Tea Celebrations was one of the first tea books I've read where I felt I had missed some required pre-reading -- I felt like the author was describing the solution to a problem I didn't quite understand. She grew up in the sort of American tea-culture where little girls have pretend tea-parties as a way to teach them about social class and gender roles, and also in the sort of WASP-adjacent American tea-culture that hosts a debutante tea when she reaches adulthood. However, right before that, she went on a trip to Japan with a quirky older aunt and experienced a traditional Japanese tea ceremony -- it had such an impact on her that it shaped the way that she went about tea for the rest of her life.

As an adult, she was an interior decorator, responsible professionally for creating the sort of pressures that she found personally exhausting, the shaping of public status through aesthetics. It seems like tea was her way to reconcile these two tensions. So she has a lust for Beauty and Graciousness (with capital letters, even when she doesn't capitalize), but also for the quiet of a Japanese tea-hut when you aren't Japanese and because of this can experience the ritual without worrying about what your skill level in participating says about your gentility within Japanese culture.

I'm really not sure how to place her book.

However, I think it is an excellent contrast to Dorothea Johnson's book, which is also a recipe book that isn't really a recipe book, because at times they talk about the same sort of tea parties, which makes me think that they are operating at different ends of a shared tea-world. "Tea & Etiquette" is, as the title suggests, about Etiquette. They are both books about tea ritual, but one is more theoretical while the other is applied.
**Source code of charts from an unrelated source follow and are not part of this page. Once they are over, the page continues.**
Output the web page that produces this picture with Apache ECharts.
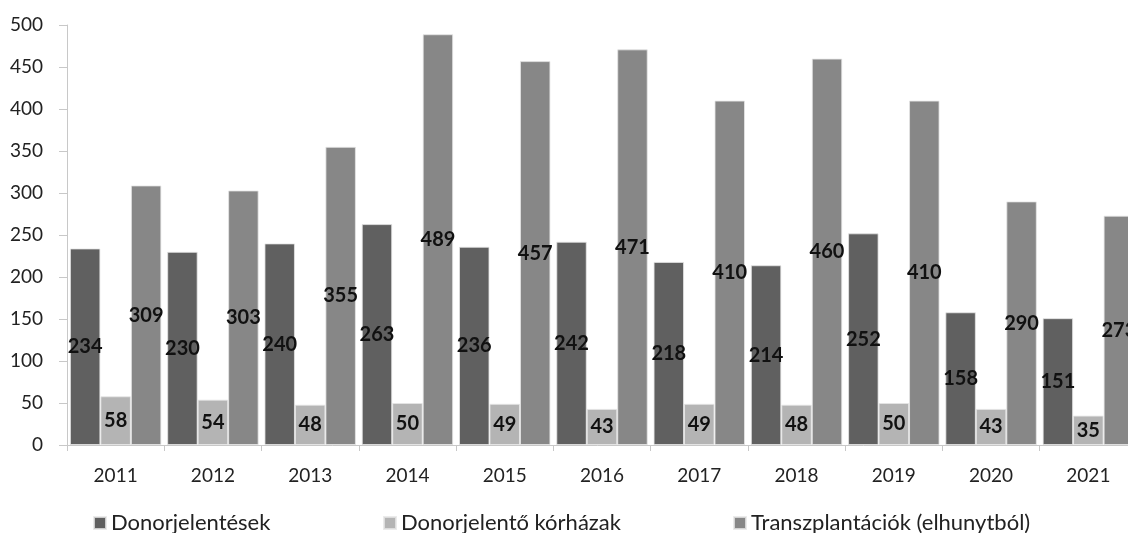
<!DOCTYPE html>
<html>
<head>
<meta charset="utf-8">
<script src="https://cdn.jsdelivr.net/npm/echarts@6/dist/echarts.min.js"></script>
<style>html,body{margin:0;padding:0;background:#fff}#c{width:1128px;height:533px}</style>
</head>
<body>
<div id="c"></div>
<script>
const categories = ['2011','2012','2013','2014','2015','2016','2017','2018','2019','2020','2021'];
const donorReports = [234,230,240,263,236,242,218,214,252,158,151];
const donorHospitals = [58,54,48,50,49,43,49,48,50,43,35];
const transplants = [309,303,355,489,457,471,410,460,410,290,273];
const seriesNames = ['Donorjelentések','Donorjelentő kórházak','Transzplantációk (elhunytból)'];
const colors = ['#606060','#b4b4b4','#878787'];

const FONT = 'Lato';
const chart = echarts.init(document.getElementById('c'), null, {renderer:'canvas'});
const lbl = {show:true, position:'inside', color:'#111', fontFamily:FONT, fontWeight:'bold', fontSize:20};
function mkSeries(i, data){
  return {name:seriesNames[i], type:'bar', data:data, barGap:'0%', barCategoryGap:'6%',
    itemStyle:{color:colors[i], borderColor:'rgba(230,230,230,0.8)', borderWidth:1},
    label:lbl, silent:true, animation:false};
}
const legendBase = {top:512, padding:0, itemWidth:12, itemHeight:12, icon:'rect', itemGap:5,
  textStyle:{fontFamily:FONT, fontSize:22, color:'#222'}, selectedMode:false};
chart.setOption({
  animation:false,
  color:colors,
  grid:{left:67, width:1070, top:25, height:420, containLabel:false, outerBoundsMode:'none'},
  legend:[
    Object.assign({}, legendBase, {left:93, data:[seriesNames[0]]}),
    Object.assign({}, legendBase, {left:383, data:[seriesNames[1]]}),
    Object.assign({}, legendBase, {left:733, data:[seriesNames[2]]})
  ],
  xAxis:{type:'category', data:categories,
    axisLine:{lineStyle:{color:'#c8c8c8', width:1}},
    axisTick:{show:true, length:6, lineStyle:{color:'#c8c8c8'}},
    axisLabel:{fontFamily:FONT, fontSize:19, color:'#222', margin:21}},
  yAxis:{type:'value', min:0, max:500, interval:50,
    axisLine:{show:true, lineStyle:{color:'#c8c8c8'}},
    axisTick:{show:true, length:8, lineStyle:{color:'#c8c8c8'}},
    splitLine:{show:false},
    axisLabel:{fontFamily:FONT, fontSize:19, color:'#222', margin:24}},
  series:[mkSeries(0, donorReports), mkSeries(1, donorHospitals), mkSeries(2, transplants)]
});
</script>
</body>
</html>
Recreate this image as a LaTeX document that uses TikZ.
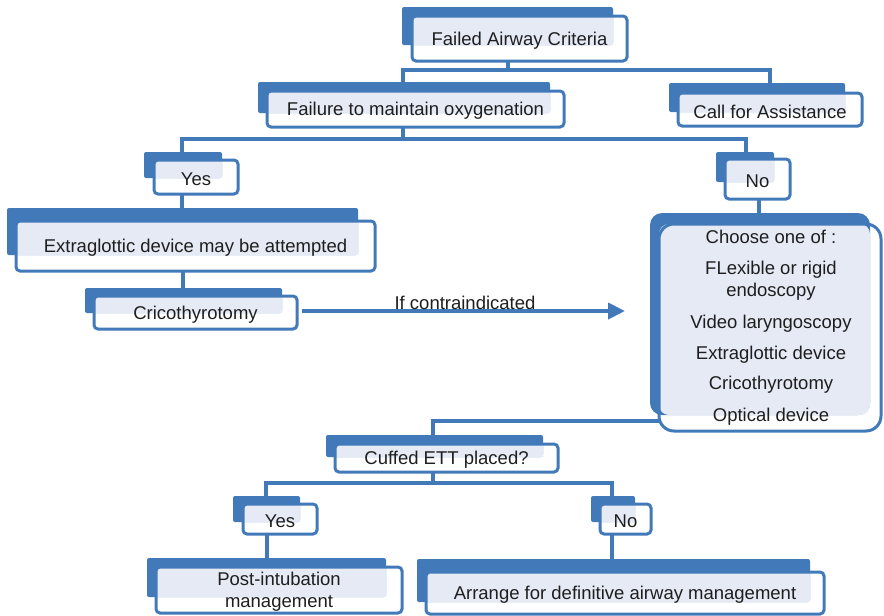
\documentclass[tikz,border=0pt]{standalone}
\usepackage{fontspec}
\setmainfont{Liberation Sans}
\usetikzlibrary{fit,arrows.meta}
\definecolor{boxblue}{RGB}{66,121,185}
\definecolor{boxlight}{RGB}{230,234,245}
\definecolor{ink}{RGB}{30,30,30}
\pgfdeclarelayer{wires}
\pgfdeclarelayer{backs}
\pgfdeclarelayer{tints}
\pgfsetlayers{wires,backs,tints,main}
\tikzset{
  backbox/.style={fill=boxblue, draw=none, inner sep=0pt, outer sep=0pt, rounded corners=2pt},
  frontbox/.style={draw=boxblue, line width=3pt, inner sep=0pt, outer sep=0pt, rounded corners=4pt,
    text=ink, font=\fontsize{18.5}{22}\selectfont, align=center},
  tint/.style={fill=boxlight},
  conn/.style={draw=boxblue, line width=3.5pt},
  bigarrow/.style={draw=boxblue, line width=4pt, -{Triangle[length=17pt,width=16pt]}},
  lbl/.style={text=ink, font=\fontsize{18.5}{22}\selectfont, inner sep=0pt, yshift=-2pt}
}
% one box: back panel, tinted overlap, outlined front panel with its text
\newcommand\airbox[4]{%
  \begin{pgfonlayer}{backs}\node[backbox, fit={#2}] (#1-b) {};\end{pgfonlayer}
  \node[frontbox, fit={#3}] (#1) {};
  \node[lbl, align=center] (#1-t) at (#1.center) {#4};
  \begin{pgfonlayer}{tints}\fill[tint] (#1.north west) rectangle (#1-b.south east);\end{pgfonlayer}
}
\begin{document}
\begin{tikzpicture}[x=1pt,y=-1pt]
\useasboundingbox (0,0) rectangle (884,616);

\airbox{crit}{(402,7) (613,45)}{(412,16) (627,61)}{Failed Airway Criteria}
\airbox{fail}{(258,82) (550,113)}{(267,91) (564,127)}{Failure to maintain oxygenation}
\airbox{call}{(669,83) (845,112)}{(678,93) (862,126)}{Call for Assistance}
\airbox{yesa}{(144,152) (222,178)}{(154,160) (238,194)}{Yes}
\airbox{noa}{(716,152) (774,182)}{(725,159) (790,199)}{No}
\airbox{extra}{(7,208) (358,255)}{(16,221) (375,271)}{Extraglottic device may be attempted}
\airbox{crico}{(85,288) (282,313)}{(94,296) (297,329)}{Cricothyrotomy}
\airbox{cuff}{(326,435) (543,457)}{(335,444) (558,472)}{Cuffed ETT placed?}
\airbox{yesb}{(233,496) (300,522)}{(243,504) (317,534)}{Yes}
\airbox{nob}{(591,496) (635,522)}{(600,504) (651,534)}{No}
\airbox{post}{(147,558) (386,597)}{(156,567) (402,613)}{\fontsize{18.5}{19.5}\selectfont Post-intubation\\management}
\airbox{arr}{(417,559) (810,602)}{(426,572) (824,614)}{Arrange for definitive airway management}

% options box, with larger rounding
\begin{pgfonlayer}{backs}\node[backbox, rounded corners=12pt, fit={(650,213) (870,415)}] (opts-b) {};\end{pgfonlayer}
\node[frontbox, rounded corners=15pt, fit={(659,224) (881,431)}] (opts) {};
\begin{pgfonlayer}{tints}\fill[tint, rounded corners=10pt] (opts.north west) rectangle (opts-b.south east);\end{pgfonlayer}
\node[lbl, align=center] (opts-t) at (771,326) {Choose one of :\\[9pt]FLexible or rigid\\endoscopy\\[10pt]Video laryngoscopy\\[9pt]Extraglottic device\\[8pt]Cricothyrotomy\\[10pt]Optical device};

% junctions of the tree
\coordinate (j0) at (508,70);
\coordinate (j0l) at (403,70);
\coordinate (j0r) at (770,70);
\coordinate (j1) at (403,139);
\coordinate (j1l) at (182,139);
\coordinate (j1r) at (746,139);
\coordinate (j2) at (433,421);
\coordinate (j3) at (433,483);
\coordinate (j3l) at (266,483);
\coordinate (j3r) at (612,483);

\begin{pgfonlayer}{wires}
\draw[conn] (crit.south -| j0) -- (j0);
\draw[conn] (fail-b.north -| j0l) -- (j0l) -- (j0r) -- (call-b.north -| j0r);
\draw[conn] (fail.south -| j1) -- (j1);
\draw[conn] (yesa-b.north -| j1l) -- (j1l) -- (j1r) -- (noa-b.north -| j1r);
\draw[conn] (yesa.south -| j1l) -- (extra-b.north -| j1l);
\draw[conn] (extra.south -| 183,0) -- (crico-b.north -| 183,0);
\draw[conn] (noa.south -| 759,0) -- (opts-b.north -| 759,0);
\draw[conn] (opts.west |- j2) -- (j2) -- (cuff-b.north -| j2);
\draw[conn] (cuff.south -| j3) -- (j3);
\draw[conn] (yesb-b.north -| j3l) -- (j3l) -- (j3r) -- (nob-b.north -| j3r);
\draw[conn] (yesb.south -| 267,0) -- (post-b.north -| 267,0);
\draw[conn] (nob.south -| j3r) -- (arr-b.north -| j3r);
\end{pgfonlayer}

% escalation arrow
\coordinate (aend) at (625,311);
\draw[bigarrow] (crico.east |- aend) ++(5,0) -- (aend);
\node[lbl] (contra) at (465,301) {If contraindicated};
\end{tikzpicture}
\end{document}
I suspect that this has to do with the difference in their social standing, but I'm not 100% certain on this. What I mean here is that both of them seem nervous, and drawn to ritual to settle their nerves, but from different sides of the spectrum. Stoddard seems more personally nervous, socially confident, while Johnson seems more personally confident, socially nervous. Johnson built a reputation for being a "team player" at politically sensitive teas; she was the guest someone could trust to do the right thing every time, so she slowly worked her way through the Washington D.C. tea circles this way. Stoddard on the other hand never seemed socially nervous when writing. She always seemed more stressed measuring herself against individuals, such as having tea with an older person when she was younger, "What can I offer someone who is so experienced in the world?" rather than, "Oh this person is a general or a diplomat". So when it comes to ritual she is more adventurous, but also clings more tightly.

Stoddard's answer to "Why not boil the water in the microwave?" would be, "Ritual is what allows us to ground ourselves; it is a precious gift", while Johnson would simply say it would be "gauche" or "cloddish", defeating the purpose even if it might be useful.